Requirements: Keep to the lines from the line containing "Emit a Python" through the line containing "138, 115, 97]": copy them exactly and leave every picture out.

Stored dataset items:
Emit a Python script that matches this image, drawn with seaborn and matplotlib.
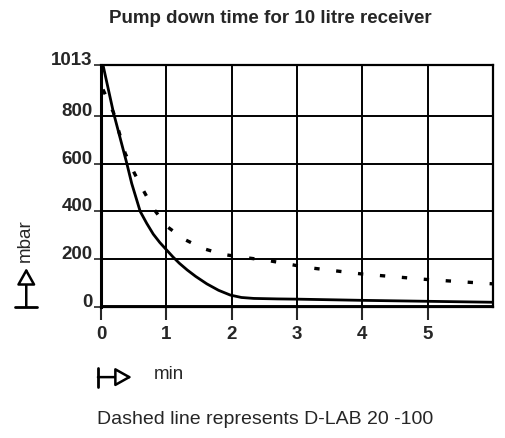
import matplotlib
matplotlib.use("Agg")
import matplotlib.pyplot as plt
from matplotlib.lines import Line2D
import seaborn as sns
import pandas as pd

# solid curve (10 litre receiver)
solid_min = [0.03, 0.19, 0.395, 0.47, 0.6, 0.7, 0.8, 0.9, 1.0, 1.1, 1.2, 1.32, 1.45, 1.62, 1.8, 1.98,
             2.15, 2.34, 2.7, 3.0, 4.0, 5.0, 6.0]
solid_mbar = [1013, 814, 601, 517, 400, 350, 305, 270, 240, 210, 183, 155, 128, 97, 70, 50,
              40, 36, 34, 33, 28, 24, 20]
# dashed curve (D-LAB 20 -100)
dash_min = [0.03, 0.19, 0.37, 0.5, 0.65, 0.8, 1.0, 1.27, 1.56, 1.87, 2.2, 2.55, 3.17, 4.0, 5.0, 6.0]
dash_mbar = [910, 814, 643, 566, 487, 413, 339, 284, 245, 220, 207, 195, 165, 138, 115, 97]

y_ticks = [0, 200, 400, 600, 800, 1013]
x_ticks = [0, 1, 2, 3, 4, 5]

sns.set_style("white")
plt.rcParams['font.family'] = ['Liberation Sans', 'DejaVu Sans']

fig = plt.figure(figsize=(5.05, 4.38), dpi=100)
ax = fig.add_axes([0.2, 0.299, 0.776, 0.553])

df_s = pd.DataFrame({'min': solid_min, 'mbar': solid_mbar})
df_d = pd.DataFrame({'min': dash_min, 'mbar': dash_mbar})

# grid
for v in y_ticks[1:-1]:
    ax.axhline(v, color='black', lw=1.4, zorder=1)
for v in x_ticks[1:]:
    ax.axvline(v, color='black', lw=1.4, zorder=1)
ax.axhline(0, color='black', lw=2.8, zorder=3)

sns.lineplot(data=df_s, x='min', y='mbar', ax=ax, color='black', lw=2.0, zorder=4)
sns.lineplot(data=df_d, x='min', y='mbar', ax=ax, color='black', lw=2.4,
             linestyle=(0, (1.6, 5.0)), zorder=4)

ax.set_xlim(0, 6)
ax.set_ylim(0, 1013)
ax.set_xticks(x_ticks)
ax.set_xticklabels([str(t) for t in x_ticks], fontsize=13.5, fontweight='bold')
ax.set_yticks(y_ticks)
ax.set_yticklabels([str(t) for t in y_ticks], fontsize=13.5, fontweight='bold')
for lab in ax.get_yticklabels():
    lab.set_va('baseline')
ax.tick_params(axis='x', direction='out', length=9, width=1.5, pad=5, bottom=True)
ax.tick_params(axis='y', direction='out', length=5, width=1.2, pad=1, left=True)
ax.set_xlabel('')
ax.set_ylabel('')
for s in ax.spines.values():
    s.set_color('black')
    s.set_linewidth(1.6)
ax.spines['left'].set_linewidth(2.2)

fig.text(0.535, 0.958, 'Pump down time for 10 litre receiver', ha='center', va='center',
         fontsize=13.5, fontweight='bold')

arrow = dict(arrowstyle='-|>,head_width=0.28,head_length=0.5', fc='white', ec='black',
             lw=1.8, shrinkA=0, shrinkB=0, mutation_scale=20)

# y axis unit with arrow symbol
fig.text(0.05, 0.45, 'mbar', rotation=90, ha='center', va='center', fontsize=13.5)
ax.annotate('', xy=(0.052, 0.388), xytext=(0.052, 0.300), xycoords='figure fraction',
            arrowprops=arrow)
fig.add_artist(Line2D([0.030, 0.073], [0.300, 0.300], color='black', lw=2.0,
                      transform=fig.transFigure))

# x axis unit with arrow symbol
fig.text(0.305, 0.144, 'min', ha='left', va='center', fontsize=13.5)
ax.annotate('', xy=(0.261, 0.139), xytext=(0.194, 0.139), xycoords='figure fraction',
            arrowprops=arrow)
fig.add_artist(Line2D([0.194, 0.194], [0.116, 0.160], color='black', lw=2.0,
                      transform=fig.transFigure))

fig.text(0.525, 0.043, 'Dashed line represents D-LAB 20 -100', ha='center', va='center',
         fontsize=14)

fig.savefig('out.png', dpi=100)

---

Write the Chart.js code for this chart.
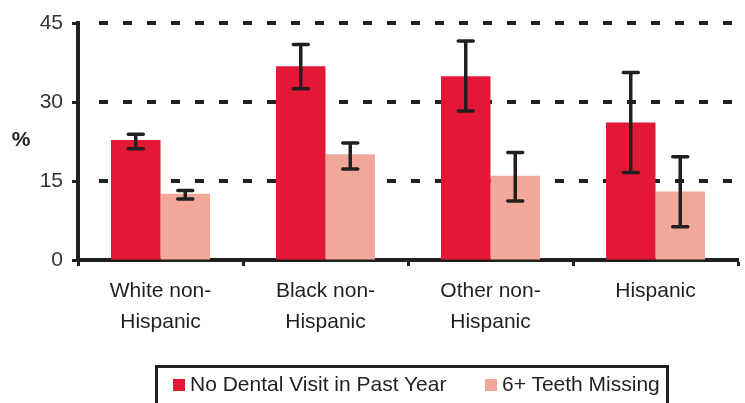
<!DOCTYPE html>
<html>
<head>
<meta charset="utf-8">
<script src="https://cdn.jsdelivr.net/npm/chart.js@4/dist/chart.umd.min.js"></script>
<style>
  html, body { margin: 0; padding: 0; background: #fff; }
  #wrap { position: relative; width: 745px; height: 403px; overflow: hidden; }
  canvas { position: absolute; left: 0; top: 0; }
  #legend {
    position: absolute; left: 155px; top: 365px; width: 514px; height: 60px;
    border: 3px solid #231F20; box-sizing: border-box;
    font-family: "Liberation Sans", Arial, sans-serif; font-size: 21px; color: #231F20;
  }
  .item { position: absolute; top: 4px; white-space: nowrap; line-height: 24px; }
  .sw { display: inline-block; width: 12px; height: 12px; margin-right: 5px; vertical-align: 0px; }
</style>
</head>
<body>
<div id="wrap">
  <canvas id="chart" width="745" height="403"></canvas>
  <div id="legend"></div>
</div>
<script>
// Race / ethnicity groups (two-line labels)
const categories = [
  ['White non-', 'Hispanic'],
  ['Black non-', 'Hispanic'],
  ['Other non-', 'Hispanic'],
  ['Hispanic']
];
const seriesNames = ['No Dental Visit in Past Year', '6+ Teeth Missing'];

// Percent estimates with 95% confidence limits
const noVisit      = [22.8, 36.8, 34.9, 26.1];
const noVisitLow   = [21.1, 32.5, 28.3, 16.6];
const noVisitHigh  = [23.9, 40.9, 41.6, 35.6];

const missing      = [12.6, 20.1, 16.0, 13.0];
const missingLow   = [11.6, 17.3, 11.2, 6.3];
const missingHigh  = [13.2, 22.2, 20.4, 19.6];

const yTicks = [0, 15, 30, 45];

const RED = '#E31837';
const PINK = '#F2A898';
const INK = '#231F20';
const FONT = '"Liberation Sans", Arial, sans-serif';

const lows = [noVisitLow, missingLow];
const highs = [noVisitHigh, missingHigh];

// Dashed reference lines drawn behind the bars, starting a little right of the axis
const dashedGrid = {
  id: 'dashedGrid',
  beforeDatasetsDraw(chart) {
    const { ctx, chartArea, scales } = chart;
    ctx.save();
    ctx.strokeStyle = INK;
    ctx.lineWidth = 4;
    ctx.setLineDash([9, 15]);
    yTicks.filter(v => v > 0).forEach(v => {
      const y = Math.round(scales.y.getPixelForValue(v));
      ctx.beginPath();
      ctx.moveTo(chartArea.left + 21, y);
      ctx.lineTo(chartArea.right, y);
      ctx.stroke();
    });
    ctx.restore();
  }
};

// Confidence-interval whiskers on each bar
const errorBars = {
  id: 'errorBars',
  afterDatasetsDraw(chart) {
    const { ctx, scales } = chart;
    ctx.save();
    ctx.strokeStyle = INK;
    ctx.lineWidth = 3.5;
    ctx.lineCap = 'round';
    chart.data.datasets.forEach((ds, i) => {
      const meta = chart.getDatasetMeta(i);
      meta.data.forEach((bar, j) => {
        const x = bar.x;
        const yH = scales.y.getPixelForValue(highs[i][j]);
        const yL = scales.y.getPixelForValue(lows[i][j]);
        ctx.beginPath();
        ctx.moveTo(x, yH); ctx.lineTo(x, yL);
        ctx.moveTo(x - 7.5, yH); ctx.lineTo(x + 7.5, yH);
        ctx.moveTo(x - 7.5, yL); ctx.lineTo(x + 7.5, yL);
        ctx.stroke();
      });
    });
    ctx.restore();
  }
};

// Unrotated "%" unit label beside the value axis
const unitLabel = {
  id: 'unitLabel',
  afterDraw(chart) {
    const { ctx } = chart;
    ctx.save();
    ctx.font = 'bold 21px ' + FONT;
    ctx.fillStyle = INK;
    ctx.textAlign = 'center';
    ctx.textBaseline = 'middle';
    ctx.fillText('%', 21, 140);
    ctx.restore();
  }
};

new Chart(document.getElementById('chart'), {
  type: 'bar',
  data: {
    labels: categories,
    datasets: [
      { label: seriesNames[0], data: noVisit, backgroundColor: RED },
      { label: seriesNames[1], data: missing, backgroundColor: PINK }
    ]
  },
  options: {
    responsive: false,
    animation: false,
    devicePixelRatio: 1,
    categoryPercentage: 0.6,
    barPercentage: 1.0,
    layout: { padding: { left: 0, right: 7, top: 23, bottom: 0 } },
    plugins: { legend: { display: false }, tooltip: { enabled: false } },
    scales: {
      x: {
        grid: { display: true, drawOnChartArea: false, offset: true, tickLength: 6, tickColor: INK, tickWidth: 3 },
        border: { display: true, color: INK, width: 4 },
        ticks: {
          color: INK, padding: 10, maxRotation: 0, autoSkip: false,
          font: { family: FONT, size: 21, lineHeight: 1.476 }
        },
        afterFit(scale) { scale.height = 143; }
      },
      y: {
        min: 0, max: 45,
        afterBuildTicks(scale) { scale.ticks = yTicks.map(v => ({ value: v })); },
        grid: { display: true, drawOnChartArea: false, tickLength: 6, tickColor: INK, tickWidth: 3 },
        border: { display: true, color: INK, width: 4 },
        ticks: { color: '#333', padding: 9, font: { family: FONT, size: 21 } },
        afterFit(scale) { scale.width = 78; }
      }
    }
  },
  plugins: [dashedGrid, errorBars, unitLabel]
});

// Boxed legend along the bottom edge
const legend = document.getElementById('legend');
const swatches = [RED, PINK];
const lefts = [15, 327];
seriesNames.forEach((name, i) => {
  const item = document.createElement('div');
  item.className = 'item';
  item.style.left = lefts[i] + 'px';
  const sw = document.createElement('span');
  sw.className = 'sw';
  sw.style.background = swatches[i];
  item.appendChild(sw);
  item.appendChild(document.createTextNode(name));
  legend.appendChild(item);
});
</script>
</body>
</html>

Expected answer:
Emit a Python script that matches this image, drawn with seaborn and matplotlib.
import matplotlib
matplotlib.use("Agg")
import matplotlib.pyplot as plt
from matplotlib.lines import Line2D
import seaborn as sns
import pandas as pd

# solid curve (10 litre receiver)
solid_min = [0.03, 0.19, 0.395, 0.47, 0.6, 0.7, 0.8, 0.9, 1.0, 1.1, 1.2, 1.32, 1.45, 1.62, 1.8, 1.98,
             2.15, 2.34, 2.7, 3.0, 4.0, 5.0, 6.0]
solid_mbar = [1013, 814, 601, 517, 400, 350, 305, 270, 240, 210, 183, 155, 128, 97, 70, 50,
              40, 36, 34, 33, 28, 24, 20]
# dashed curve (D-LAB 20 -100)
dash_min = [0.03, 0.19, 0.37, 0.5, 0.65, 0.8, 1.0, 1.27, 1.56, 1.87, 2.2, 2.55, 3.17, 4.0, 5.0, 6.0]
dash_mbar = [910, 814, 643, 566, 487, 413, 339, 284, 245, 220, 207, 195, 165, 138, 115, 97]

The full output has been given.